The National Center for Education Statistics released the fourth study in a series designed to evaluate high school students’ transition to postsecondary education. The primary focus of the report is a nationally representative sample of roughly fifteen thousand students whom researchers surveyed three times: in 2002, when the students were high school sophomores; in 2006, two years after graduation; and again in 2012, eight years after graduation. Researchers also obtained high school transcripts and, if applicable, at least one postsecondary transcript for every member of the cohort, and disaggregated the data by a variety of factors, including demographics, parent education level, and the number of remedial undergraduate courses taken.
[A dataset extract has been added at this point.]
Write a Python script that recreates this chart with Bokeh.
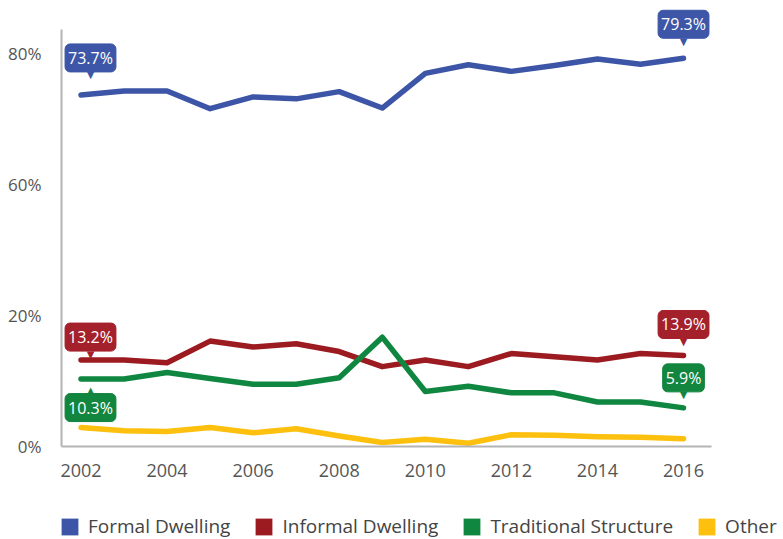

The most compelling findings reconfirmed the stark but all-too-familiar achievement gap. If a student was white or Asian, grew up in a two-parent home, had educated parents, or belonged to one of the top three socioeconomic quartiles, that student was more likely than their less advantaged peers to enroll in a postsecondary program of some kind, more likely to earn better grades, less likely to require remedial classes, more likely to graduate, and more likely to earn a bachelor’s or master’s degree instead of an associate’s degree or undergraduate credential.
More generally, the researchers found that 84 percent of the 2002 high school sophomores surveyed enrolled in some sort of postsecondary institution within eight years of graduating high school. Forty-one percent of those who did engage in postsecondary education attended a four-year institution only; 28 percent only attended a two-year school; 13 percent moved from a two-year school to a four-year school; and 12 percent switched from a four-year to a two-year school. Unfortunately, over 42 percent of those who enrolled in postsecondary education failed to earn a degree or certificate of any kind—and again, those students were disproportionately disadvantaged. (No doubt the fact that only 40 percent of U.S. high school students graduate ready for college is an important factor.)
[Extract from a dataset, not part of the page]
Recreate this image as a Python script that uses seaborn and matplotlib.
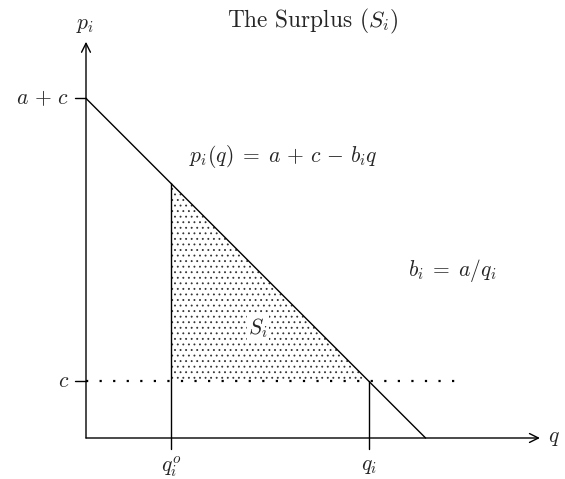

There was a time when policymakers worried about a “college aspiration gap”—that too many kids weren’t gunning for postsecondary education. No longer. These new data indicate that virtually all kids who graduate from high school give college a shot, either right away or in their twenties. But the fact that so many young people leave college without a credential indicates to us that the “college readiness gap” is now a much more pressing challenge.
SOURCE: Erich Lauff, Steven J. Ingels, and Elise Christopher, “Education Longitudinal Study of 2002 (ELS:2002): A First Look at the Postsecondary Transcripts of 2002 High School Sophomores,” U.S. Department of Education, Institute of Education Science, National Center for Education Statistics (April 2015).